Bah! (Christmas is coming!)
One thing that is really starting to annoy me is Christmas. Not the festive season, but the fact that everyone seems to be celebrating it early. A house on my paper round have already put up the Christmas lights, and although the house looks really pretty covered in fibre optics and fairy lights, with santas falling down the chimney e.t.c it is ONLY NOVEMBER.
To me, ‘Christmas’ is Christmas Eve, Christmas Day and Boxing Day. The roots of the festive season are from the Christian beliefs, as Christmas is a Christian festival. We count down the days till Christmas using Advent Calendars (hence the name), and Advent is a time when Christians prepare for the coming of Christ. (At Holy Trinity, one way people are invited to do this is to sign up the Christmas figures journey, which is where Mary and Joseph figures e.t.c come to the persons house for a set time. This person then takes the figures to the next person and so on, until the last person takes them to the church for the Christmas services). Christmas is the time that Jesus was born, which is why most primary schools get the reception class to re-enact the nativity play for the millionth time, and everyone starts wearing teacloths on their head to represent the 3 wise men. At Christmas, Christians celebrate the birth of Christ, but our ‘new’ Christmases are not reflecting this anymore. People are getting so carried away with presents and lights that they are forgetting the true meaning of the festival, and the significance of it.
One major part of the new Christmas is presents. Parents, relatives and doting aunties and uncles spend loads getting their spoilt brats Christmas presents, such as expensive TVs, Hi-fis, mobiles, game boys e.t.c. and even PS2s and other expensive game consoles. To most children, Christmas is about getting presents, but the tradition of giving presents relates back to the Christian beliefs. The presents we give each other are supposed to represent God’s present to us – Jesus, his son. Most children do not know this, or fail to recognise the symbolism, which means that more and more generations are getting dragged down the lane of forgetting, and remodelling the old traditions.
The shops are already advertising Christmas sales, printing loads of Christmas catalogues, all aimed at teens and kids who want the new Robosapien or a digital dodah under the Christmas tree. The garden centres/DIY stores are busy flogging Christmas trees to every Tom Dick and Harry, by reducing them by up to 20% and the shops themselves are already full of lights/wreaths and Christmas decorations. May I remind people that it is ONLY NOVEMBER. As I was saying at the start of this nitpick, I said that one house had already put up the Christmas lights. I spotted another house with a fully decorated Christmas tree in the window. It is ONLY NOVEMBER.

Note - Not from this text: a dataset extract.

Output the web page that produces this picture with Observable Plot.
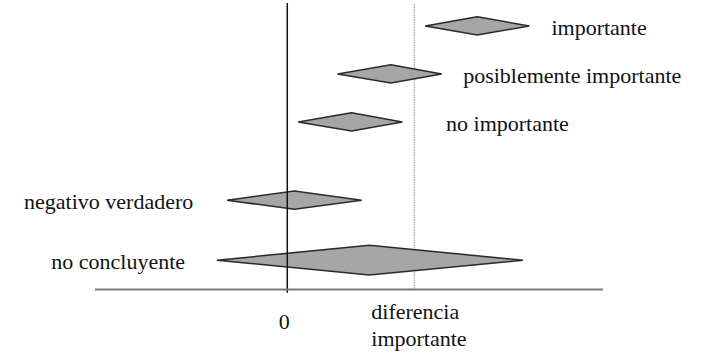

In the church calendar, the Christmas season begins when we get the yellow service cards out, i.e. at the start of Advent. Advent starts at the beginning of December, so it is not Christmas yet. In the old days, the Christmas tree was put up on Christmas Eve, (that was what Christmas Eve was for) and everyone helped to decorate the tree, put up decorations and stick numerous bits of paper together to make paper chains. In our house, the tree usually goes up about 2 or 3 weeks before Christmas day. In the old days, the pressies were put under the tree on Christmas Eve, and you opened them on Christmas Day. Now, the pressies can be under the tree from when ever you put the tree up, which is fine because most trees have a lot more presents than what they used to have under them.
However, I see no reason for us to start celebrating Christmas in November, because the festive season hasn’t started yet. According to A, B-wise has been playing Christmas music at the customers since September, which is ridiculous, and already the shops and supermarkets have put up the tinsel and the ridiculous red hanging things in Sainsburys. My friend’s mum has already done all her Christmas shopping. This can’t be right. I don’t leave my Christmas shopping to the last minute, but I normally do it closer to the time. Surely the fun goes if you do it so early?